Benches will tell the stories everyone needs to hear
By Maggie Blackwell
For the Salisbury Post
SALISBURY — Rowan-Cabarrus Community College is installing audio-enabled benches in the Rowan County community that allow people to hear stories of diversity and inclusion, thanks to a $50,000 grant from the Z. Smith Reynolds Foundation.
The project, “Here’s My Story,” was developed by the college’s fine arts department. Three S-shaped benches with speakers at shoulder height will allow the listener to hear local residents tell stories of challenges.
“The focus of the bench is to listen to stories of people who have been historically marginalized or underrepresented,” says Jenn Selby, director of philanthropy, transfer and the arts. “It will be an intimate listening experience.”
Bailey Wingler, grant project assistant for the fine arts department, says the purpose of “Here’s my Story” is to share how diversity and inclusion makes the community more resilient.
“When someone sits on the bench, he hears stories from our community in the voice of the person who has met challenges.” Wingler said.
The first two benches will be at the north campus of the college, on Jake Alexander Boulevard, and at Dixonville Cemetery on Old Concord Road. A third location is in negotiation. More may be installed, Selby says.
Fabricators at Cricket Forge in Durham are building the benches, and they should be installed by spring. Selby says the staff at Cricket Forge has a passion for the project and specialize in building different types of benches.

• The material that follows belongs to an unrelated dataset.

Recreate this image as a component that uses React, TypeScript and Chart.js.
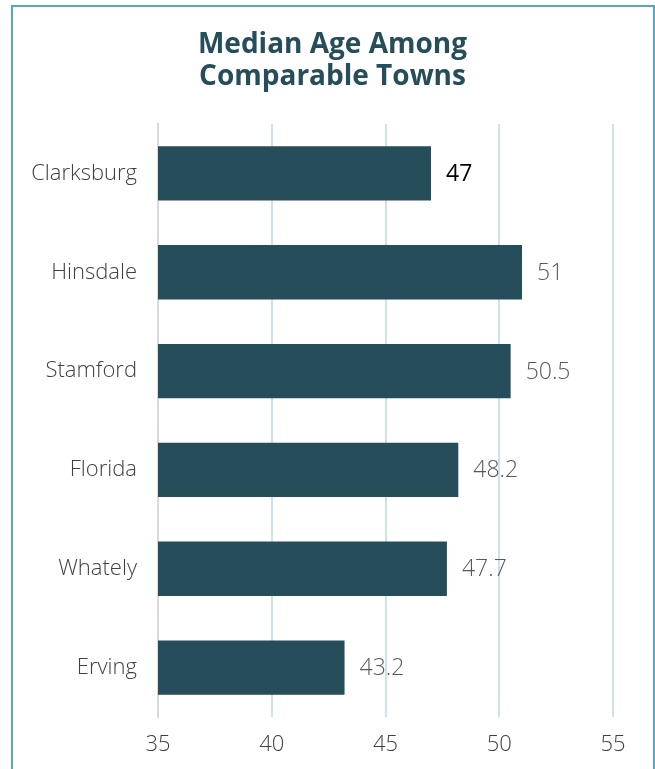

“We have started something we are in love with, and we feel it is a service to the community. And we’ll continue archiving the stories, through the library, the college, and hopefully the Library of Congress.”
Selby says the grant process was competitive, with only 10 grants awarded across the state. She notes that Rowan-Cabarrus was the only community college funded.
“The Z. Smith grant is so thoughtful and committed to being sure a committee is in charge of every decision,” she says, and that’s why an advisory committee was chartered. The committee includes people from across the county who represent different backgrounds and professions. They’re responsible for decisions down to the fonts used for quotes on the benches.
The department has been more involved with visual rather than audible art. Yet the staff was eager to take on the challenge of providing an aural experience for the community. Each loop includes about 30 minutes of stories. A listener may stay for part or all of the loop.
A QR code on the bench provides a link to a website; for those who don’t have the time to stay, the link can be captured through the QR code and can be listened to later on a phone or computer. The code also provides access to the stories in other languages as well as visual inclusion for those the hearing-impaired. The curve of the bench allows access for people in wheelchairs.
The department was in the midst of re-examining its principles and how well it applied them when the grant opportunity came.
“It was a tangible format to put these values into action,” Selby says. “When it was announced, we brainstormed and decided we didn’t want to submit something to look at. We didn’t want to look at people, how we are different. We wanted something that would weave us together. That’s how we landed on the audio emphasis rather than the visual. We wanted something that would be transcendent.”
The school has begun taping stories and encourages people to sign up to tell their stories.
“Every time we think we have an idea of who our storyteller is,” Winkler says, “someone else emerges. Our youngest storyteller is 10 years old. So far, we have heard from the Hispanic community, the LGBTQ community, the youth community. Some of the stories have been centralized in the past; some are about hope for the future. There’s been a brilliant example to come of what this project can mean to our country. We’re taking that history and using it to learn and move toward the future.”
Sarah Walker is director of governance, foundation operations and public information at the college.
“It’s a testament to the college’s role in the investment in the community, as a bridge-builder and a connector, taking people from where they are to where they could be, whether that’s sharing stories with the community or taking people on an educational path,” Walker says.
Neighboring communities have reached out to Rowan-Cabarrus about the project in hopes of starting similar projects in their areas.